Unity/ Schism/ Reunion: The dance reveals The psyche of a girl’s life from girlhood, through adolescence, to full womanhood.


There is a clear universality to the movement, yet the symbolism of the opening and the call and response clearly alludes to the African American or Latina American tradition. But now Double Dutch is played by the Japanese as well, so the cultural motifs resound and play themselves.


In many ways, the project reveals the journey of choreographer Camille A Brown as she uses many dancers to portray the many aspects of her life.


She calls out to us:

Speak for those who are voiceless. Celebrate Triumph for the ancestors. Embrace Womanhood.


Commencing with the world premiere of Bessie and Doris Duke award-winning choreographer Camille A. Brown’s BLACK GIRL: Linguistic Play at New York’s Joyce Theater, the company will also tour to 10 venues and
cities across the nation, including Chicago, Los Angeles, and Miami.
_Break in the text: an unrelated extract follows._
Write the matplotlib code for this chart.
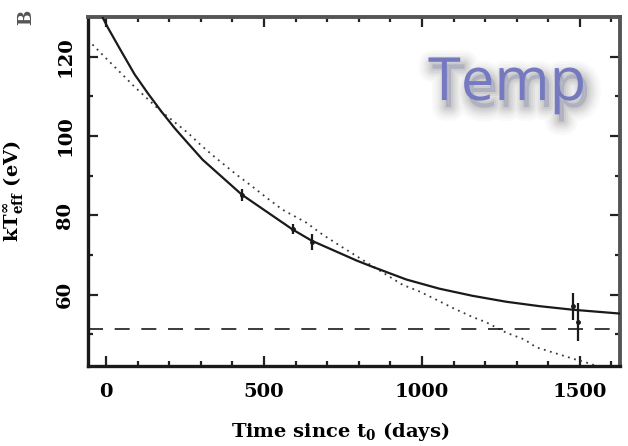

Performances will feature original live music by composers Scott Patterson (piano) and Tracy Wormworth
(electric bass), and a moderated dialogue with audiences around the cultural and universal
themes presented by the Company’s repertory.  Mark Anthony Neal and dream hampton
were among the moderators for the Joyce Theater.

The season will also include various residencies, Black Girl Spectrum workshops and panel discussions.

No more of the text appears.